Fiscal Federalism: Improve accountability by decentralizing welfare delivery to local bodies.

  • As Per the 15th and 16th Finance Commissions, link grants for Panchayats and Municipalities to performance criteria like audited accounts and property tax collection to encourage local revenue generation.

Dynamic Beneficiary Lists: Adopt dynamic data to exclude the "newly rich."

  • Utilize real-time GST and Income Tax data to automatically remove beneficiaries exceeding the poverty line, concentrating resources on the needy.

Conclusion

Welfare and fiscal discipline must coexist through precise targeting and robust data architecture.
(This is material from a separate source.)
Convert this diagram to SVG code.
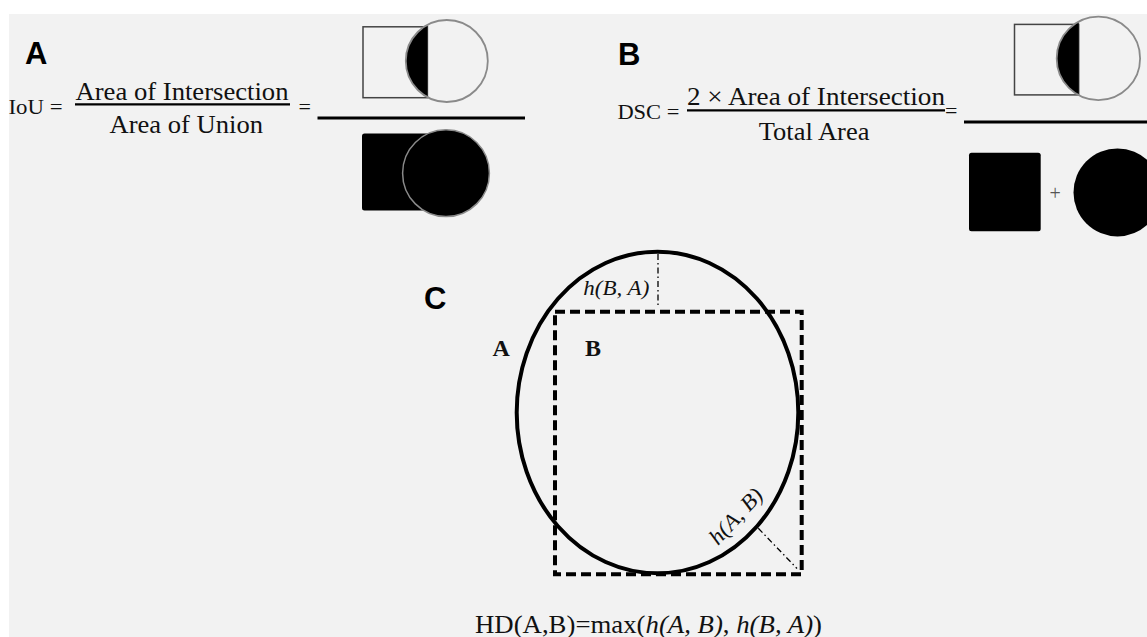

The Ladki Bahin controversy proves that leaks, not intent, threaten sustainability. Success requires replacing political misuse with rigorous fiscal planning to ensure justice for the truly needy

Source: THE HINDU

PRACTICE QUESTION

Q. "The expansion of social safety nets through direct cash transfers often blurs the line between welfarism and competitive populism." Critically analyze, 150 words

Frequently Asked Questions (FAQs)

The debate centers on the distinction between productive welfare schemes (like health, education, and MGNREGA asset creation) and politically motivated 'freebies' (like irrational cash handouts). Genuine welfare aims at long-term poverty alleviation and capacity building, while freebies often act as short-term voter inducements that severely strain state finances.

It is a welfare scheme launched by the Maharashtra government providing a direct cash transfer of ₹1,500 per month to eligible women aged 21-65 years from families with an annual income below ₹2.5 lakh.

Unfunded cash transfers and subsidies rapidly increase a state's fiscal deficit and public debt. They often "crowd out" productive capital expenditure—meaning governments have less money to spend on critical infrastructure, health, and education—pushing the state into a long-term debt trap where future generations pay for today's consumption.